Data |
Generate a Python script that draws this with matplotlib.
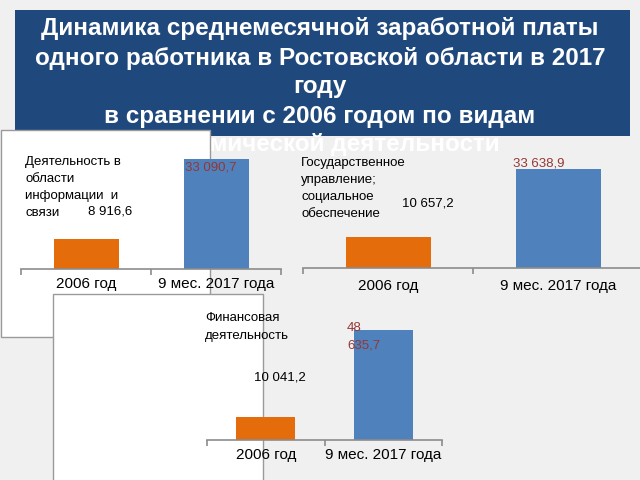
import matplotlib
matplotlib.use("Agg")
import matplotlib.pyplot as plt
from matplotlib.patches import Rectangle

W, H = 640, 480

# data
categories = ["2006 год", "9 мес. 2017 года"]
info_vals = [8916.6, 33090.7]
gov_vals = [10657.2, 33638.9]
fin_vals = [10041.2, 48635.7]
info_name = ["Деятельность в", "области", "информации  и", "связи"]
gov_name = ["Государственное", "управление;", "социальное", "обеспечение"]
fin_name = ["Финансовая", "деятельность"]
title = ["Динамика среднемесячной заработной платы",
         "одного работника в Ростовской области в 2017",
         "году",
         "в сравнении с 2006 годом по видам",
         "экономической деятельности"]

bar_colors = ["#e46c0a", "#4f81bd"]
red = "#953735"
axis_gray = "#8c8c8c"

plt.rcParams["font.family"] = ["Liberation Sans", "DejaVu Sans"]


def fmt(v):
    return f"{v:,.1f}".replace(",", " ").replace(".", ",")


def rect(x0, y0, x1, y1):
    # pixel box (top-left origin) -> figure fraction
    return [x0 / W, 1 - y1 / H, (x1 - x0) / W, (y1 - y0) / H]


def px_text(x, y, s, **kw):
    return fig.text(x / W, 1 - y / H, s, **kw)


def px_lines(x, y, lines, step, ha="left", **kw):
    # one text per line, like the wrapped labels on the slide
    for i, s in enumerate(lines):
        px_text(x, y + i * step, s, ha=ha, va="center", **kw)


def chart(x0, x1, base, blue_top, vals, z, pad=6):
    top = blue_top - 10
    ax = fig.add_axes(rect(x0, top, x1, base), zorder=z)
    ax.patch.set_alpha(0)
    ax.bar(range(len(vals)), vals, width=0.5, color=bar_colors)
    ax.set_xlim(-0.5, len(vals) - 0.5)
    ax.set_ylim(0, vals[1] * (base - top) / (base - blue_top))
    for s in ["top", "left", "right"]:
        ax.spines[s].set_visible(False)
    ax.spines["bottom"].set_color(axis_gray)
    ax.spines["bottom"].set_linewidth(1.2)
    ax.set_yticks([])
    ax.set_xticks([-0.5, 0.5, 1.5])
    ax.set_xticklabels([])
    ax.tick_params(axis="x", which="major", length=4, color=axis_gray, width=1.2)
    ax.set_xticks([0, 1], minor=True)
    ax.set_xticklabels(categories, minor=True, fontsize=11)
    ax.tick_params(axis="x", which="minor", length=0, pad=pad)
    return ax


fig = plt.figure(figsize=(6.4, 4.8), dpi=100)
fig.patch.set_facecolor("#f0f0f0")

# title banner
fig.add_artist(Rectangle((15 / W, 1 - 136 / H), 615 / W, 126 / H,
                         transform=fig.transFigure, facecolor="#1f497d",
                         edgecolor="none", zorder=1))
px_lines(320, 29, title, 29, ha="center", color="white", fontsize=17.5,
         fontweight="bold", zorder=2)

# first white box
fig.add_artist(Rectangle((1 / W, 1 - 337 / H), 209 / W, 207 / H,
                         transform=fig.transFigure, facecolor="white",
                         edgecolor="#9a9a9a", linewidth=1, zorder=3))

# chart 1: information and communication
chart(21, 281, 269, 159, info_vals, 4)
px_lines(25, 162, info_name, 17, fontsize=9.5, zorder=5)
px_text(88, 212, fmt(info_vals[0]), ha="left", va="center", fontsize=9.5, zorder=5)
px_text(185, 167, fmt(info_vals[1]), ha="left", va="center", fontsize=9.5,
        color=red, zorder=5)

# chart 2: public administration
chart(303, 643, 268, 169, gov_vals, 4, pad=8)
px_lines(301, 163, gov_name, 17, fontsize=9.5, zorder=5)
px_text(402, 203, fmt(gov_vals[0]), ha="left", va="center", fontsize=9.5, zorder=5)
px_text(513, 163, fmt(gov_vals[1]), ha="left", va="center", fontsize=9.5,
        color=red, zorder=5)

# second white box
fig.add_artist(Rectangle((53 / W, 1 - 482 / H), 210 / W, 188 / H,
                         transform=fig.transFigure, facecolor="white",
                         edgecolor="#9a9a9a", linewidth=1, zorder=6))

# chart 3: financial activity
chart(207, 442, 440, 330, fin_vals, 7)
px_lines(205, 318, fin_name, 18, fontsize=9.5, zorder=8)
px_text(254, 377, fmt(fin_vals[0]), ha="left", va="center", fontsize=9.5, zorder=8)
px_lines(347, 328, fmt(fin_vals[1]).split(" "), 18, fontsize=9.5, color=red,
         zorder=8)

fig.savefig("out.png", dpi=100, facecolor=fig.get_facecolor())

Task details |
Leave out any pictures, please, and quote only the lines from the top of the data through the line that contains "W, H = 640, 480".

Answer to the exercise |
Generate a Python script that draws this with matplotlib.
import matplotlib
matplotlib.use("Agg")
import matplotlib.pyplot as plt
from matplotlib.patches import Rectangle

W, H = 640, 480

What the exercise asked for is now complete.